Presentation information

International Session (Poster)

Symbol A (Atmospheric, Ocean, and Environmental Sciences) » A-HW Hydrology & Water Environment

[A-HW07_29PO1] Insight into change and evolution in hydrology

Tue. Apr 29, 2014 6:15 PM - 7:30 PM Poster (3F)

Convener:*Tani Makoto(Division of Environmental science and Technology, Graduate School of Agriculture, Kyoto University), Yuki Matsushi(Disaster Prevention Research Institute, Kyoto University), Shoji Noguchi Shoji(Forestry and Forest Products Research Instiute), Eiichi Nakakita(Disaster Prevention Research Institute, Kyoto University)

6:15 PM - 7:30 PM

[AHW07-P02] SURFACE RUNOFF ESTIMATION BASED ON TOTAL RAINFALL-TOTAL LOSS RAINFALL RELATIONSHIP FOR CATCHMENTS IN ISHIKARI RIVER

*Intan SUPRABA1, Tomohito J. YAMADA2 (1.Member of JSCE, M.Sc., Doctoral Student, Graduate School of Engineering, Hokkaido University, 2.2Member of JSCE, PhD., Associate Professor, Faculty of Engineering, Hokkaido University)

Keywords:Surface Runoff, Flood Prediction, Total Rainfall-Total Loss Rainfall, Water Holding Capacity Theory

One of the main objectives of research in hydrology is to improve the accuracy of surface runoff estimation for enhancing flood prediction.
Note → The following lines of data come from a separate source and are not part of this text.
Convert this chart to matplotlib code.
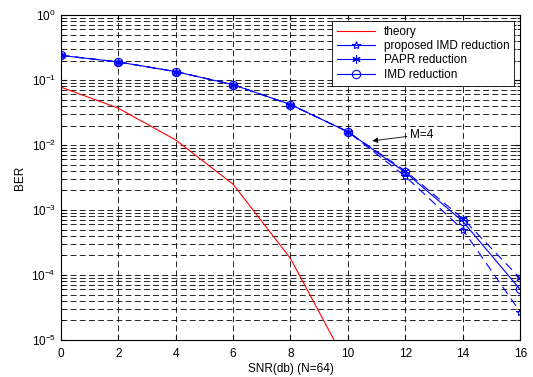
import numpy as np
import matplotlib
matplotlib.use("Agg")
import matplotlib.pyplot as plt
from matplotlib.lines import Line2D

plt.rcParams['font.family'] = ['Liberation Sans', 'DejaVu Sans']
plt.rcParams['font.size'] = 8.5

snr = [0, 2, 4, 6, 8, 10, 12, 14, 16]
snr_theory = [0, 2, 4, 6, 8, 10]
ber_theory = [0.078, 0.037, 0.012, 0.0025, 1.8e-4, 4e-6]
ber_proposed = [0.24, 0.19, 0.135, 0.085, 0.042, 0.016, 3.3e-3, 5.0e-4, 2.7e-5]
ber_papr = [0.24, 0.19, 0.135, 0.085, 0.042, 0.016, 4.0e-3, 7.4e-4, 8.9e-5]
ber_imd = [0.24, 0.19, 0.135, 0.085, 0.042, 0.016, 3.8e-3, 6.7e-4, 6.0e-5]

fig = plt.figure(figsize=(5.33, 3.77), dpi=100)
ax = fig.add_axes([0.114, 0.098, 0.862, 0.862])

ax.semilogy(snr_theory, ber_theory, color='red', lw=0.8)
ax.semilogy(snr, ber_proposed, color='blue', lw=0.8, ls=(0, (8, 5)),
            marker='*', ms=6, mfc='none', mec='blue', mew=0.8)
ax.semilogy(snr, ber_papr, color='blue', lw=0.8, ls=(0, (8, 5)),
            marker=(6, 2, 0), ms=6, mec='blue', mew=0.8)
ax.semilogy(snr, ber_imd, color='blue', lw=0.8,
            marker='o', ms=6, mfc='none', mec='blue', mew=0.8)

ax.set_xlim(0, 16)
ax.set_ylim(1e-5, 1)
ax.set_xticks(range(0, 17, 2))
ax.grid(True, which='major', color='black', ls=(0, (7, 4)), lw=0.6)
ax.grid(True, which='minor', axis='y', color='black', ls=(0, (7, 4)), lw=0.6)
ax.tick_params(which='both', direction='in', top=True, right=True)
ax.tick_params(axis='x', pad=6)
for s in ax.spines.values():
    s.set_linewidth(0.8)

ax.set_xlabel('SNR(db) (N=64)', labelpad=2)
ax.set_ylabel('BER', labelpad=4)

ax.annotate('M=4', xy=(10.85, 0.0116), xytext=(12.15, 0.0145),
            va='center',
            arrowprops=dict(arrowstyle='-|>', color='black', lw=0.6,
                            mutation_scale=8, shrinkA=0, shrinkB=0))

handles = [
    Line2D([], [], color='red', lw=0.8),
    Line2D([], [], color='blue', lw=0.8, marker='*', ms=6, mfc='none', mew=0.8),
    Line2D([], [], color='blue', lw=0.8, marker=(6, 2, 0), ms=6, mew=0.8),
    Line2D([], [], color='blue', lw=0.8, marker='o', ms=6, mfc='none', mew=0.8),
]
labels = ['theory', 'proposed IMD reduction', 'PAPR reduction', 'IMD reduction']
leg = ax.legend(handles, labels, loc='upper right', fancybox=False,
                framealpha=1, edgecolor='black',
                borderaxespad=0.5, handlelength=3.2, labelspacing=0.2)
leg.get_frame().set_linewidth(0.6)

fig.savefig('out.png', dpi=100)
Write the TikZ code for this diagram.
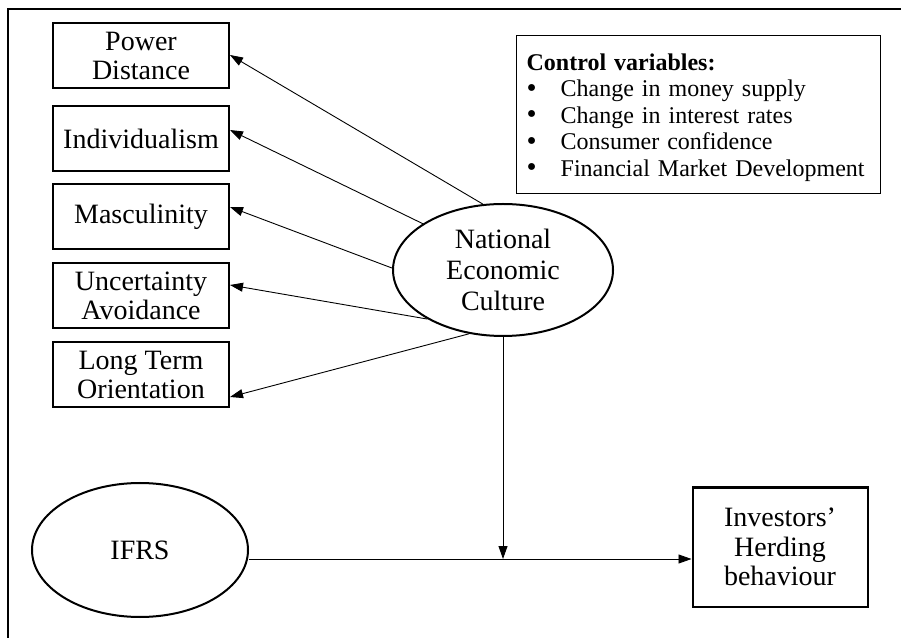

Rain water falling to the ground surface will infiltrate into the soil and the excess rainfall will be surface runoff. The infiltrated water is defined as loss rainfall and loss rainfall is subtracted from total rainfall (actual rainfall intensity) to obtain the surface runoff (excess rainfall intensity). The non-linearity of surface runoff phenomena in the mountainous basins based on universal lumped kinematic wave model has been studied. Current study about total rainfall-total loss rainfall relationship by using tanh fitting curve has been conducted for 65 catchments located in 27 prefectures in Japan. Hourly rainfall and hourly runoff observation data for 10 years during summer time is used as required input data. Runoff parameters in the tanh function represented by a and b parameters are utilized to estimate effective rainfall based on water holding capacity theory. The purpose of this study is to estimate surface runoff by using effective rainfall for semi-ungauged river basins at the upper catchments area in Ishikari River Basin, Hokkaido Island, Japan. The obtained results are compared to the observation data for validation purpose.